Shipping fund succeeds in slipping away with $91m raise

Shipping investment manager Tufton Oceanic spent much of last year trying to launch a high yielding closed-end fund and succeeded in getting it away just before an increasingly tight new issues market closed for Christmas.

Having begun the year looking to raise $150 million (£120 million) for Tufton Oceanic Assets Limited (SHIP), it had to settle for $91 million (£67 million), just ahead of its minimum target of $81 million.

A Guernsey-based investment company listed on the specialist funds segment of the London Stock Exchange, SHIP aims to generate a total annual return of around 12% from trading in second-hand commercial vessels.

Its main focus will be its quarterly dividends, which it hopes will yield 5% in the first year, rising to 7% thereafter. The portfolio will be re-valued every three months.

It will pay its investment manager, Tufton Oceanic, an annual management fee of 0.85% and a 20% outperformance fee, payment of which will be staggered over a year if earned.

SHIP will be London’s first listed shipping fund since Nimrod Sea Assets delisted last March after it was hurt by the collapse in demand for exploration vessels following the oil price slump in 2015.

Tufton has operated in shipping since 2000 and has $1.3 billion of assets under management, with bases in London, Isle of Man, Dubai and Cyprus. In the past four years it has invested $965 million in 54 vessels, much of it on behalf of pension funds looking to diversify away from shares and bonds. It claims to have generated a 13.6% annual return from its portfolio since 2005.

It says now is a good time to launch the fund as second-hand vessels can be bought cheaply and should see their prices rise as the sector recovers from a long period of oversupply and retrenchment following the financial crisis ten years ago.
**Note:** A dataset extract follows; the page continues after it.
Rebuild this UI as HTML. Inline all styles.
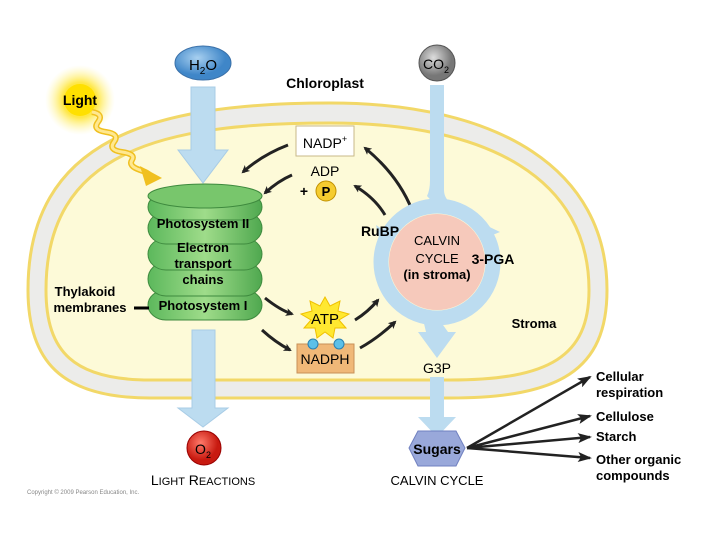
<!DOCTYPE html>
<html><head><meta charset="utf-8"><style>
html,body{margin:0;padding:0;background:#fff;}
svg{display:block;font-family:"Liberation Sans",sans-serif;font-weight:bold;}
</style></head><body>
<svg width="720" height="540" viewBox="0 0 720 540" xmlns="http://www.w3.org/2000/svg">
<defs>
<marker id="ah" markerWidth="8" markerHeight="8" refX="6" refY="4" orient="auto" markerUnits="userSpaceOnUse"><path d="M0,0 L8,4 L0,8 L2,4 Z" fill="#222"/></marker>
<marker id="ah2" markerWidth="14" markerHeight="10" refX="12" refY="5" orient="auto" markerUnits="userSpaceOnUse"><path d="M0,0 L14,5 L0,10 L3,5 Z" fill="#222"/></marker>
<radialGradient id="sun"><stop offset="0" stop-color="#ffe000"/><stop offset="0.5" stop-color="#ffe84a"/><stop offset="1" stop-color="#fff7b0" stop-opacity="0"/></radialGradient>
<linearGradient id="grn" x1="0" x2="1"><stop offset="0" stop-color="#5cb85c"/><stop offset="0.5" stop-color="#9fdc8a"/><stop offset="1" stop-color="#4fa84f"/></linearGradient>
<radialGradient id="red" cx="0.4" cy="0.35"><stop offset="0" stop-color="#ff7a6a"/><stop offset="1" stop-color="#c81a10"/></radialGradient>
<radialGradient id="gry" cx="0.4" cy="0.35"><stop offset="0" stop-color="#ddd"/><stop offset="1" stop-color="#777"/></radialGradient>
<radialGradient id="blu" cx="0.4" cy="0.35"><stop offset="0" stop-color="#a8d0f0"/><stop offset="1" stop-color="#3f86c8"/></radialGradient>
</defs>
<path d="M28,290 C28,140 150,103 330,103 C500,103 607,170 607,290 C607,370 560,398 450,398 L150,398 C60,398 28,360 28,290 Z" fill="#ececea" stroke="#f2d868" stroke-width="3"/>
<path d="M46,290 C46,152 160,123 330,123 C490,123 589,180 589,290 C589,356 550,380 450,380 L150,380 C74,380 46,352 46,290 Z" fill="#fdfad8" stroke="#f2d868" stroke-width="3"/>
<path d="M191,87 H215 V150 H228 L203,183 L178,150 H191 Z" fill="#bcdcf0" stroke="#a8cce6"/>
<path d="M192,330 H215 V408 H228 L203,427 L178,408 H192 Z" fill="#bcdcf0" stroke="#a8cce6"/>
<ellipse cx="203" cy="63" rx="28" ry="17" fill="url(#blu)" stroke="#3a70a8"/>
<text x="203" y="70" font-size="15" text-anchor="middle" font-weight="normal">H<tspan font-size="10" dy="4">2</tspan><tspan dy="-4">O</tspan></text>
<circle cx="437" cy="63" r="18" fill="url(#gry)" stroke="#555"/>
<text x="436" y="69" font-size="14" text-anchor="middle" font-weight="normal">CO<tspan font-size="9" dy="4">2</tspan></text>
<text x="325" y="88" font-size="14" text-anchor="middle">Chloroplast</text>
<circle cx="80" cy="100" r="35" fill="url(#sun)"/>
<circle cx="80" cy="100" r="16" fill="#ffe000"/>
<text x="80" y="105" font-size="14" text-anchor="middle">Light</text>
<path d="M92,112 q12,2 6,10 t8,10 t8,10 t8,10 t10,8 t8,10 t10,8" fill="none" stroke="#f0c020" stroke-width="6"/>
<path d="M92,112 q12,2 6,10 t8,10 t8,10 t8,10 t10,8 t8,10 t10,8" fill="none" stroke="#ffe890" stroke-width="3"/>
<path d="M140,166 L162,178 L146,186 Z" fill="#f0c020"/>
<g stroke="#3e8a3e" stroke-width="1">
<rect x="148" y="290" width="114" height="30" rx="18" fill="url(#grn)"/>
<rect x="148" y="262" width="114" height="34" rx="18" fill="url(#grn)"/>
<rect x="148" y="238" width="114" height="32" rx="18" fill="url(#grn)"/>
<rect x="148" y="212" width="114" height="32" rx="18" fill="url(#grn)"/>
<rect x="148" y="194" width="114" height="26" rx="16" fill="url(#grn)"/>
<ellipse cx="205" cy="196" rx="57" ry="12" fill="#78c66c"/>
</g>
<text x="203" y="228" font-size="13" text-anchor="middle">Photosystem II</text>
<text x="203" y="252" font-size="13" text-anchor="middle">Electron</text>
<text x="203" y="268" font-size="13" text-anchor="middle">transport</text>
<text x="203" y="284" font-size="13" text-anchor="middle">chains</text>
<text x="203" y="310" font-size="13" text-anchor="middle">Photosystem I</text>
<text x="85" y="296" font-size="13" text-anchor="middle">Thylakoid</text>
<text x="90" y="312" font-size="13" text-anchor="middle">membranes</text>
<line x1="134" y1="308" x2="149" y2="308" stroke="#000" stroke-width="3"/>
<rect x="296" y="126" width="58" height="30" fill="#fff" stroke="#c8b888"/>
<text x="325" y="148" font-size="14" text-anchor="middle" font-weight="normal">NADP<tspan font-size="9" dy="-6">+</tspan></text>
<text x="325" y="176" font-size="14" text-anchor="middle" font-weight="normal">ADP</text>
<text x="304" y="196" font-size="14" text-anchor="middle">+</text>
<circle cx="326" cy="191" r="10" fill="#f5cc30" stroke="#c09000"/>
<text x="326" y="196" font-size="13" text-anchor="middle">P</text>
<g fill="none" stroke="#222" stroke-width="3">
<path d="M288,145 Q262,155 243,172" marker-end="url(#ah)"/>
<path d="M292,175 Q278,181 265,193" marker-end="url(#ah)"/>
<path d="M412,210 Q398,175 365,148" marker-end="url(#ah)"/>
<path d="M385,215 Q375,198 355,186" marker-end="url(#ah)"/>
<path d="M265,298 Q280,310 292,314" marker-end="url(#ah)"/>
<path d="M262,330 Q275,342 290,350" marker-end="url(#ah)"/>
<path d="M355,320 Q368,312 378,300" marker-end="url(#ah)"/>
<path d="M360,348 Q378,338 395,322" marker-end="url(#ah)"/>
</g>
<polygon points="325,297 330,306 340,301 338,311 349,314 339,320 346,328 335,328 333,338 325,332 317,338 315,328 304,328 311,320 301,314 312,311 310,301 320,306" fill="#ffe830" stroke="#f0c000"/>
<text x="325" y="324" font-size="15" text-anchor="middle" font-weight="normal">ATP</text>
<rect x="297" y="344" width="57" height="29" fill="#f0b878" stroke="#c89058"/>
<circle cx="313" cy="344" r="5" fill="#5cc0e8" stroke="#2a80b0"/>
<circle cx="339" cy="344" r="5" fill="#5cc0e8" stroke="#2a80b0"/>
<text x="325" y="364" font-size="14" text-anchor="middle" font-weight="normal">NADPH</text>
<circle cx="437" cy="262" r="56" fill="none" stroke="#bcdcf0" stroke-width="15"/>
<circle cx="437" cy="262" r="48" fill="#f6c9bb"/>
<path d="M430,85 H444 V190 Q444,200 455,206 L440,210 L427,196 Q430,190 430,180 Z" fill="#bcdcf0"/>
<path d="M475,220 L500,232 L480,240 Z" fill="#bcdcf0"/>
<path d="M382,250 L376,225 L395,238 Z" fill="#bcdcf0"/>
<path d="M422,315 L438,318 L448,332 L456,332 L437,358 L418,332 L426,332 Z" fill="#bcdcf0"/>
<path d="M430,377 H444 V417 H456 L437,437 L418,417 H430 Z" fill="#bcdcf0"/>
<text x="380" y="236" font-size="14" text-anchor="middle">RuBP</text>
<text x="437" y="245" font-size="13" text-anchor="middle" font-weight="normal">CALVIN</text>
<text x="437" y="263" font-size="13" text-anchor="middle" font-weight="normal">CYCLE</text>
<text x="437" y="279" font-size="13" text-anchor="middle">(in stroma)</text>
<text x="493" y="264" font-size="14" text-anchor="middle">3-PGA</text>
<text x="534" y="328" font-size="13" text-anchor="middle">Stroma</text>
<text x="437" y="373" font-size="14" text-anchor="middle" font-weight="normal">G3P</text>
<polygon points="418,431 456,431 465,448 456,466 418,466 409,448" fill="#99a8da" stroke="#7080c0"/>
<text x="437" y="454" font-size="14" text-anchor="middle">Sugars</text>
<g stroke="#222" stroke-width="2.5" fill="none">
<line x1="467" y1="448" x2="590" y2="377" marker-end="url(#ah2)"/>
<line x1="467" y1="448" x2="590" y2="416" marker-end="url(#ah2)"/>
<line x1="467" y1="448" x2="590" y2="437" marker-end="url(#ah2)"/>
<line x1="467" y1="448" x2="590" y2="458" marker-end="url(#ah2)"/>
</g>
<text x="596" y="381" font-size="13">Cellular</text>
<text x="596" y="397" font-size="13">respiration</text>
<text x="596" y="421" font-size="13">Cellulose</text>
<text x="596" y="441" font-size="13">Starch</text>
<text x="596" y="464" font-size="13">Other organic</text>
<text x="596" y="480" font-size="13">compounds</text>
<circle cx="204" cy="448" r="17" fill="url(#red)" stroke="#900"/>
<text x="203" y="454" font-size="14" text-anchor="middle" font-weight="normal">O<tspan font-size="9" dy="4">2</tspan></text>
<text x="203" y="485" font-size="14" text-anchor="middle" font-weight="normal">L<tspan font-size="11">IGHT</tspan> R<tspan font-size="11">EACTIONS</tspan></text>
<text x="437" y="485" font-size="13" text-anchor="middle" font-weight="normal">CALVIN CYCLE</text>
<text x="27" y="494" font-size="6" fill="#888" font-weight="normal">Copyright © 2009 Pearson Education, Inc.</text>
</svg>
</body></html>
According to Tufton, the world’s shipping fleet is valued at $657 billion with second-hand vessels accounting for 3-5%.

Echoing other alternative investment funds, it adds that traditional sources of financing from banks have dried up in the wake of the credit crunch, creating an opening for SHIP as the global economy strengthens.

Andrew Hampson, head of asset backed investments for Tufton Oceanic, said the fund exploits ‘an attractive opportunity in shipping to buy assets at a significant discount to their depreciated replacement cost and lock in long-term employment producing mid-teen cash yields’.

‘This is a strategy we’ve been following with success for the last couple of years and see limited competition due to the lack of capital currently being invested in shipping,’ he said.

Portfolio manager Paulo Almeida added that SHIP offered exposure to ‘a diverse portfolio of ship types with low revenue volatility and low to moderate leverage [debt]’.

SHIP will be overseen by board of three non-executive directors chaired by Robert King, a veteran of the offshore financial world who lives in Guernsey and who also chairs Chenevari Capital Solutions (CCSL) and Weiss Korea Opportunities Fund (WKOF).

According to a stock exchange filing, one of SHIP’s biggest backers is Alder Investment Management, a family office in London. It subscribed for 6.8 million shares at $1 a share in the placing and open offer run by Cenkos Securities, Hudnall Capital and N+1 Singer Advisory.

According to Thomson Reuters data, Alder is an active buyer of investment trusts with stakes inForesight Solar (FSFL), Scottish Mortgage Trust (SMT), Bankers (BNKR), Target Healthcare (THRL), Tritax Big Box (BBOX), Law Debenture (LWDB) and Alliance Trust (ATST).